Cómo no pudimos ser el país de las maravillas nos hemos ido convirtiendo paso a paso en el país de las paradojas y la incongruencia.
A pesar de haber transitado del analfabetismo fundacional (los exaltados pueblos originarios fueron ágrafos en su totalidad), a la alfabetización clerical y el analfabetismo funcional de tantos siglos (4 de cada 100 hombres de 15 años y más no sabían leer ni escribir un recado --Inegi. 2020--. En el caso de las mujeres, la cifra fue 5 de cada 100) los políticos tienen la manía de escribir libros casi siempre ilegibles plagados de mentiras y fantochadas.
Si la Revolución Mexicana tuvo como antecededente el hoy casi olvidado tomo de don Francisco Madero, “La sucesión presidencial”, tampoco se debería olvidar el volumen obregonista de sus “Ocho mil kilómetros en campaña”, una obra jactanciosa cuyo inicio arranca con su frustrado suicidio y prosigue con el aburrido y pedregoso relato de sus hazañas militares.
Miguel Alemán Valdez nos regaló un mamotreto enorme con la historia verdadera del petróleo en México. Un libro para especialistas o historiadores quienes a su vez lo han usado para fundamentar otros libros.
México mismo tiene como acta de nacimiento la crónica de Bernal Díaz del Castillo quien nos dijo cómo fue aquello por lo cual hoy todavía discutimos entre víctimas y asesinos; vencedores y vencidos; mestizos, criollos, negros, cambujos, saltapatrás y residuos de los pueblos originarios.
Si un libro es apenas una mitad pues sin los lectores no se completa la comunicación, la política mexicana le ha dado valor al hecho mismo de publicar sin importancia en lo público sino lo privado.
Umberto Eco en sus tesis morales, define con exactitud y vehemencia la naturaleza de los medios de comunicación (el libro es uno de ellos: son altavoces mediante los cuales los grupos de poder se lanzan mensajes por del público quien es un mero espectador de los mensajes cruzados y a veces cifrados.
Pero de un tiempo a acá se han puesto de moda los libros de personajes del partido oficial. Hasta Scherer. Jr se mandó a hacer uno.
El primero de esos rollos encuadernados, por orden de edición, es un diario de campaña. No a la manera de Obregón sino un relato casi cronológico de los días de la campaña presidencial compartida titulado “Diario de una transición histórica” encuadrado en los terrenos de la justificación para explicar el recorrido nacional del brazo del entonces todavía presidente de la República convertido en promotor, presentador y protector de una figura política emergente con poco relieve nacional en aquel tiempo.

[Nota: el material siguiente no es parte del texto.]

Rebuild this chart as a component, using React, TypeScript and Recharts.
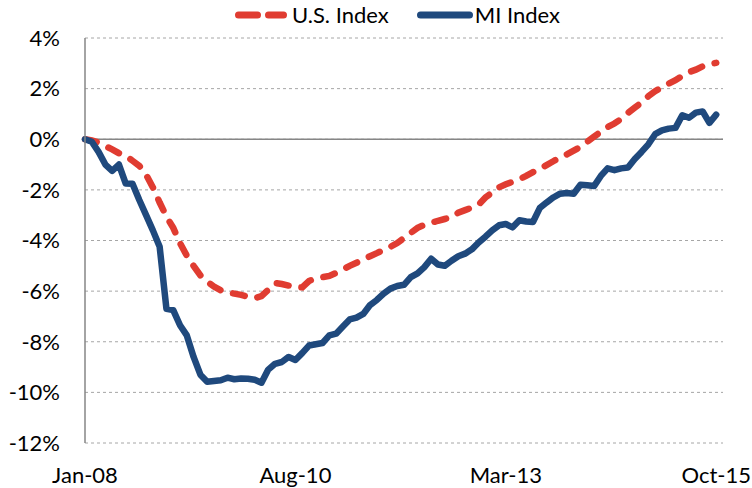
import React from 'react';
import { LineChart, Line, XAxis, YAxis, CartesianGrid, ReferenceLine, Legend } from 'recharts';

const xTickIndex: number[] = [0, 31, 62, 93];
const xTickLabels: string[] = ['Jan-08', 'Aug-10', 'Mar-13', 'Oct-15'];
const yTicks: number[] = [-12, -10, -8, -6, -4, -2, 0, 2, 4];

// Monthly values Jan-08 .. Oct-15 (percent change)
const usIndex: number[] = [
  0, -0.05, -0.13, -0.27, -0.4, -0.55, -0.65, -0.85, -1.05, -1.4,
  -1.9, -2.5, -3.05, -3.5, -4.1, -4.6, -5.0, -5.38, -5.62, -5.82,
  -5.97, -6.05, -6.1, -6.15, -6.22, -6.28, -6.2, -5.95, -5.68, -5.72,
  -5.78, -5.84, -5.85, -5.6, -5.5, -5.45, -5.4, -5.28, -5.15, -5.0,
  -4.88, -4.75, -4.62, -4.5, -4.37, -4.25, -4.1, -3.9, -3.7, -3.5,
  -3.38, -3.3, -3.22, -3.15, -3.08, -2.9, -2.8, -2.7, -2.58, -2.3,
  -2.1, -1.9, -1.78, -1.68, -1.58, -1.45, -1.3, -1.17, -1.02, -0.87,
  -0.72, -0.6, -0.45, -0.3, -0.1, 0.1, 0.3, 0.48, 0.62, 0.8,
  1.04, 1.25, 1.45, 1.7, 1.9, 2.05, 2.2, 2.33, 2.5, 2.65,
  2.75, 2.88, 2.96, 3.02,
];

const miIndex: number[] = [
  0, -0.1, -0.5, -1.0, -1.25, -1.0, -1.75, -1.76, -2.4, -3.0,
  -3.6, -4.25, -6.7, -6.75, -7.35, -7.75, -8.6, -9.3, -9.58, -9.55,
  -9.52, -9.42, -9.48, -9.45, -9.46, -9.5, -9.62, -9.1, -8.87, -8.8,
  -8.6, -8.72, -8.45, -8.15, -8.1, -8.05, -7.75, -7.68, -7.4, -7.12,
  -7.05, -6.9, -6.55, -6.35, -6.1, -5.9, -5.8, -5.75, -5.45, -5.3,
  -5.05, -4.72, -4.95, -5.0, -4.8, -4.62, -4.52, -4.35, -4.08, -3.85,
  -3.6, -3.4, -3.35, -3.48, -3.2, -3.25, -3.27, -2.72, -2.5, -2.3,
  -2.15, -2.12, -2.15, -1.8, -1.82, -1.85, -1.45, -1.15, -1.22, -1.15,
  -1.12, -0.78, -0.5, -0.2, 0.2, 0.35, 0.42, 0.45, 0.95, 0.85,
  1.05, 1.1, 0.65, 0.97,
];

const data = usIndex.map((u, i) => ({ i, us: u, mi: miIndex[i] }));

const FONT = "Lato, 'DejaVu Sans Condensed', sans-serif";
const RED = '#E03C31';
const BLUE = '#1F497D';

const LegendContent = () => (
  <div
    style={{
      display: 'flex',
      alignItems: 'center',
      height: 30,
      paddingLeft: 233,
      fontFamily: FONT,
      fontSize: 22,
      color: '#000',
      lineHeight: '30px',
    }}
  >
    <svg width={57} height={12} style={{ display: 'block' }}>
      <line x1={5.5} y1={6} x2={50.5} y2={6} stroke={RED} strokeWidth={7} strokeDasharray="19 11" strokeLinecap="round" />
    </svg>
    <span style={{ marginLeft: 2 }}>U.S. Index</span>
    <svg width={56} height={12} style={{ display: 'block', marginLeft: 28 }}>
      <line x1={3.5} y1={6} x2={52.5} y2={6} stroke={BLUE} strokeWidth={7} strokeLinecap="round" />
    </svg>
    <span style={{ marginLeft: 2 }}>MI Index</span>
  </div>
);

export default function App() {
  return (
    <div style={{ position: 'absolute', left: 0, top: 0, width: 752, height: 488, background: '#fff' }}>
      <LineChart width={752} height={488} data={data} margin={{ top: 8, right: 29, bottom: 5, left: 0 }}>
        <Legend
          verticalAlign="top"
          height={30}
          content={<LegendContent />}
          wrapperStyle={{ left: 0, top: 0, width: 752 }}
        />
        <CartesianGrid vertical={false} stroke="#A6A6A6" strokeDasharray="3 3" />
        <XAxis
          dataKey="i"
          type="number"
          domain={[0, 94]}
          ticks={xTickIndex}
          tickFormatter={(v: number) => xTickLabels[xTickIndex.indexOf(v)] ?? ''}
          axisLine={false}
          tickLine={false}
          tickSize={0}
          tickMargin={24}
          height={40}
          interval={0}
          tick={{ fill: '#000', fontSize: 22, fontFamily: FONT }}
        />
        <YAxis
          domain={[-12, 4]}
          ticks={yTicks}
          tickFormatter={(v: number) => `${v}%`}
          width={85}
          axisLine={{ stroke: '#868686', strokeWidth: 1.5 }}
          tickLine={false}
          tickSize={0}
          tickMargin={25}
          interval={0}
          tick={{ fill: '#000', fontSize: 22, fontFamily: FONT }}
        />
        <ReferenceLine y={0} stroke="#868686" strokeWidth={1.5} />
        <Line
          dataKey="us"
          stroke={RED}
          strokeWidth={6.5}
          strokeDasharray="12 13"
          strokeLinecap="round"
          dot={false}
          isAnimationActive={false}
          type="linear"
        />
        <Line
          dataKey="mi"
          stroke={BLUE}
          strokeWidth={6.5}
          strokeLinejoin="round"
          strokeLinecap="round"
          dot={false}
          isAnimationActive={false}
          type="linear"
        />
      </LineChart>
    </div>
  );
}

Toda su carrera y su vida eran capitalinas, mientras López conoce el país tanto como Antonio García Cubas, el gran cartógrafo mexicano. O más.
Muchos vieron en aquel recorrido sometido a una agenda ajena, una forma simbólica (lo explícito es por sí mismo un símbolo) de la dominación política. La autora del libro lo miró de forma distinta. “es un reconocimiento a quien transformó la vida pública de México… un líder que, con inteligencia, amor y compromiso con la gente, supo encabezar el rumbo de un pueblo decidido a cambiar su destino…”
Obviamente el libro --más que un diario es un recordatorio protector--, estaba escrito para confirmar lo indisoluble de una herencia en vida del poderoso moreno. Un ensayo sobre la no reconocida dualidad del poder: yo lo tengo; tú lo gestionas.
Hoy, ese “líder que, con inteligencia, amor y compromiso con la gente, supo encabezar el rumbo de un pueblo decidido a cambiar su destino…” anuncia a través de las redes sociales, el vigésimo segundo libro de su fecundo magín.
Como Bernardo de Balbuena con su Grandeza Mexicana (una fantasía lírica) o Salvador Novo, con su Nueva Grandeza Mexicana (un librito por encargo uruchurtiano), le adjudica a la enormidad condiciones apabullantes.
No es la “grandeur” napoleónica; es la grandeza macuspana, una interpretación falaz y rústica de cosas fuera de su delgado barniz cultural. Lo analizaremos.